Because of the persuasive writing of entomologist Doug Tallamy, among others, I’ve changed my plant choices to prioritize native plants. What’s the evidence for the argument they’re needed to foster native insects? Why can’t insects just live off whatever flowers and plants they encounter?


Won't any leaf do? photo Toby Hudson

     Key to Tallamy’s call to plant natives is the assertion that most native insects are specialists that can only live off a small number of native plants. They’ve evolved over thousands of generations to be able to overcome the physiologic defenses of those plants, such as toxins that make leaves less appealing and digestible. They’ve synchronized their life cycles with those plants' and adapted to be able to sense them in their surroundings. 


     Is this true? The evolving evidence is that it’s more complicated. Some native insects really need particular native plants. We all know how monarch butterflies are suffering from decreased populations of native milkweeds, which their caterpillars need for food. 

Monarch caterpillar chewing a milkweed leaf-photo Judy Gallagher

But it turns out that some insects can cope with a broader selection of food plants, and some are already evolving to be able to live off nonnative plants. With short lifetimes, insects are able to evolve more quickly than longer-lived species such as humans.

     It’s relevant to distinguish between leaf-eating insects and pollinators. An insect that chews leaves for food may truly need its chosen plant species to survive. An insect that collects pollen and nectar may choose from a variety of plants, including some nonnatives. 

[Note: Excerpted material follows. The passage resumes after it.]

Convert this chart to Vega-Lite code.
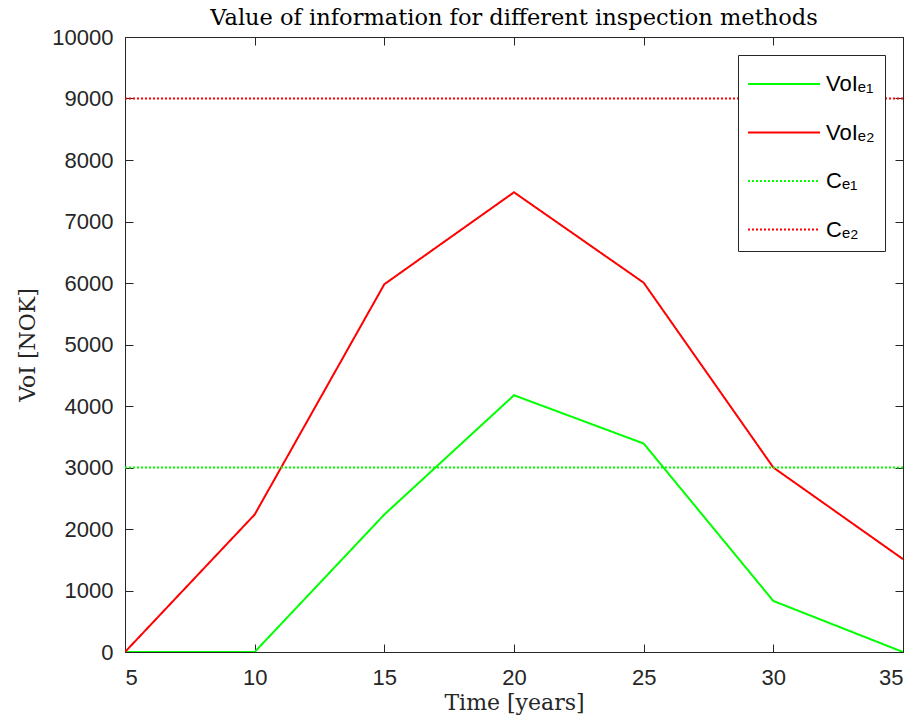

Eastern tiger swallowtail nectaring on nonnative butterfly bush

Pollinators can deal with cultivars selected from native populations for new characteristics such as different flower colors or variegated foliage.

A bee doesn't object to this black-eyed Susan's ornamental petal colors

     Tallamy and his team are refining their theory with ongoing research on which plants are attractive to insects. At the Mt. Cuba Center, a Delaware botanic garden, they’re counting insects on a list of native trees and comparing them to counts on “nativars,” selected varieties of the same species that differ from the straight natives in characteristics such as growth habit, disease resistance, foliage color, and berry size. So far they’ve found that blueberry bushes with larger berries actually attracted more insects, disease-resistant American elms drew as many insects as the unimproved species that succumbed to Dutch elm disease, and trees with ornamental purple leaves were less popular with insects than trees with green leaves.


Disease-resistant elm selections are OK for native insects-photo Msact

     This kind of painstaking species-by-species research is what will provide gardeners with meaningful planting guidelines. There are other choices to make. Do we need plants from our local ecoregion, or will other North American natives do just as well? Will we choose organic or conventionally grown plants? Locally sourced or not? Will we use clones, plants that are produced asexually through cuttings or tissue culture?

     So far I’m not feeling cramped by prioritizing native plants. There are plenty of appealing native shrubs and perennials I haven’t grown yet. I do prefer insecticide-free plants because of my concern about harm done by neonicotinoids. I’m looking forward to more information on “nativars” to guide future shopping trips.